Some of the smarter companies here will delay presenting a PDC for a few weeks if you ask them to, but you have to pay them a fee (I know, I've done it twice with my landlord - 500 dirhams a go it is).

I bring this up because of an article in Gulf News a few days ago. A lawyer is whingeing that banks are being lax in reporting bounced cheques to the UAE Central Bank. The banks are supposed to report all bounced cheques because the UAECB has a rule that says anyone who has four bounced cheques in a year can no longer have a cheque book.

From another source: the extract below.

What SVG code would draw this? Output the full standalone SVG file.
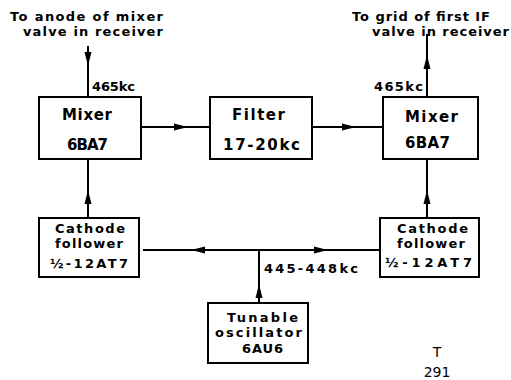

Post-dated cheques are a seriously bad idea. Basing large chunks of your economy on them is silly. Making it a criminal offence for anyone to issue a bouncy cheque is just plain moronic. I hate having to write PDCs, it makes me feel dirty. Basically when I issue a PDC I'm telling a lie, because there is no way that I can know that I will have funds in place to cover it on the due date. Insh'allah I will, but you never know. I could be sick and unable to work, I could have clients (especially Government) who do not pay on time, I could actually have no work at all.

But for many transactions in the UAE - buying a car on credit, renting accommodation - the only way you can do it is by issuing PDCs. Ridiculous.